5.8. Insurance. Section 5.8 of the Disclosure Schedule sets forth, as of the Effective Date, all policies of insurance covering the Company or the Company Subsidiaries and their respective businesses (other than with respect to any Employee Plan). The list includes for each such policy the type of policy, policy number and name of insurer. The Company has made available to the Buyer accurate and complete copies of all such policies, in each case, as amended or otherwise modified and in effect. With respect to each such policy, (a) the policy is in full force, (b) all premiums owed prior to the Effective Date have been paid and (c) there is no material breach or default by the Company or the Company Subsidiaries. The Company and the Company Subsidiaries have not received any written, or, to the Company’s Knowledge, verbal notice (i) of cancellation or termination or non-renewal with respect to any such policy prior to the Effective Date, (ii) that any insurer under any such policy (A) has questioned, denied or disputed coverage of any claim pending thereunder or (B) plans to materially increase the premiums for, or materially alter the coverage under, any such policy.

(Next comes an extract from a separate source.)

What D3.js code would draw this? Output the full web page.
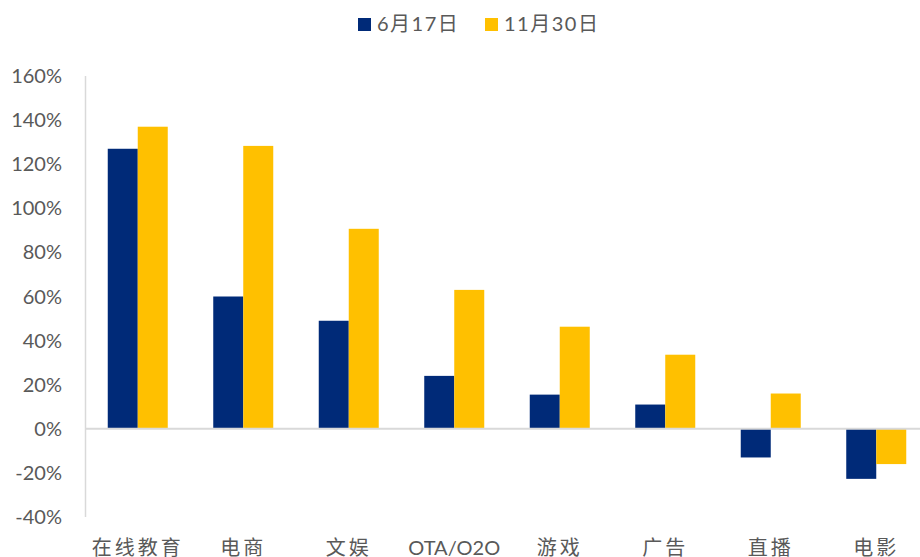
<!DOCTYPE html>
<html>
<head>
<meta charset="utf-8">
<script src="https://cdn.jsdelivr.net/npm/d3@7"></script>
<style>
  body { margin: 0; background: #fff; }
  svg { display: block; }
</style>
</head>
<body>
<svg id="chart" width="920" height="557"></svg>
<script>
var categories = ["在线教育", "电商", "文娱", "OTA/O2O", "游戏", "广告", "直播", "电影"]
var seriesNames = ["6月17日", "11月30日"]
var jun17 = [127, 60, 49, 24, 15.5, 11, -13, -22.7]
var nov30 = [137, 128.3, 90.7, 63, 46.3, 33.6, 16, -16]
var yTicks = [-40, -20, 0, 20, 40, 60, 80, 100, 120, 140, 160]

var colors = ["#002A78", "#FFC000"]
var textColor = "#595959"
var latin = "Lato, 'Open Sans', sans-serif"
var cjk = "'Noto Sans CJK SC', sans-serif"

var svg = d3.select("svg#chart"),
    width = +svg.attr("width"),
    height = +svg.attr("height")

var x = d3.scaleBand().domain(categories).range([85, 929]).paddingInner(0).paddingOuter(0)
var y = d3.scaleLinear().domain([-40, 160]).range([517, 76])

var series = [jun17, nov30]
var barW = x.bandwidth() * 30 / 105.5
var groupOffset = (x.bandwidth() - barW * 2) / 2

// y axis line
svg.append("line")
    .attr("x1", 85.5).attr("x2", 85.5)
    .attr("y1", y(160)).attr("y2", y(-40))
    .attr("stroke", "#d9d9d9").attr("stroke-width", 1.5)

// bars
series.forEach(function (vals, si) {
    svg.append("g").selectAll("rect")
        .data(vals)
        .enter().append("rect")
        .attr("x", function (d, i) { return x(categories[i]) + groupOffset + si * barW })
        .attr("y", function (d) { return y(Math.max(0, d)) })
        .attr("width", barW)
        .attr("height", function (d) { return Math.abs(y(d) - y(0)) })
        .attr("fill", colors[si])
})

// zero line
svg.append("line")
    .attr("x1", 85).attr("x2", width)
    .attr("y1", y(0)).attr("y2", y(0))
    .attr("stroke", "#d9d9d9").attr("stroke-width", 2)

// y tick labels
svg.append("g").selectAll("text")
    .data(yTicks)
    .enter().append("text")
    .attr("x", 62)
    .attr("y", function (d) { return y(d) + 7 })
    .attr("text-anchor", "end")
    .attr("fill", textColor)
    .style("font-family", latin)
    .style("font-size", "20px")
    .text(function (d) { return d + "%" })

// category labels (cut at the bottom edge, as in the original)
svg.append("g").selectAll("text")
    .data(categories)
    .enter().append("text")
    .attr("x", function (d) { return x(d) + x.bandwidth() / 2 })
    .attr("y", 555)
    .attr("text-anchor", "middle")
    .attr("fill", textColor)
    .style("font-family", function (d) { return /[A-Z]/.test(d) ? latin : cjk })
    .style("font-size", "20px")
    .style("letter-spacing", function (d) { return /[A-Z]/.test(d) ? "0px" : "3px" })
    .text(function (d) { return d })

// legend
var legendX = [358, 485]
seriesNames.forEach(function (name, i) {
    svg.append("rect")
        .attr("x", legendX[i]).attr("y", 18)
        .attr("width", 13).attr("height", 13)
        .attr("fill", colors[i])
    svg.append("text")
        .attr("x", legendX[i] + 19).attr("y", 31)
        .attr("fill", textColor)
        .style("font-family", latin + ", " + cjk)
        .style("font-size", "20px")
        .style("letter-spacing", "1.5px")
        .text(name)
})
</script>
</body>
</html>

5.9. Employee Benefit Plans.
(a) Section 5.9(a) of the Disclosure Schedule lists each plan maintained by the Company or the Company Subsidiaries that is an “employee benefit plan” (within the meaning of Section 3(3) of ERISA, whether or not subject to ERISA) and each other retirement, health,
welfare, employment, consulting, independent contractor, severance, separation pay, termination, retention, change in control, transaction, deferred compensation, profit-sharing, incentive or bonus, stock option, stock purchase, equity purchase, equity or equity-based incentive plan, pension, sick leave, fringe, loan, insurance, cafeteria or other similar plan, Contract, agreement, program or arrangement, in each case whether written or unwritten, sponsored, maintained or contributed to (or that is required to be contributed to) by the Company or the Company Subsidiaries for its current and former directors, officers, employees or independent contractors or with respect to which the Company or any Company Subsidiary has (or could have), contingent or otherwise, any liability (each an “Employee Plan” and, collectively, the “Employee Plans“). With respect to each Employee Plan, true and complete copies of each of the following documents have been made available to the Buyer, to the extent applicable: (i) any plans and related trust documents, insurance Contracts (including stop-loss insurance) or other funding arrangements, and all material amendments thereto currently in effect, (ii) the most recent Form 5500 filing (including applicable schedules and amendments thereto), (iii) the most recent actuarial valuation report or audited financial statements, (iv) the most recent IRS determination or opinion letter, (v) the most recent summary plan description, (vi) nondiscrimination testing results for the prior three (3) completed plan years and details of any corrections, (vii) any non-routine correspondence with any Governmental Authority in the past three (3) years, and (viii) copies of all Forms 1094-C and Forms 1095-C from 2015 to 2020.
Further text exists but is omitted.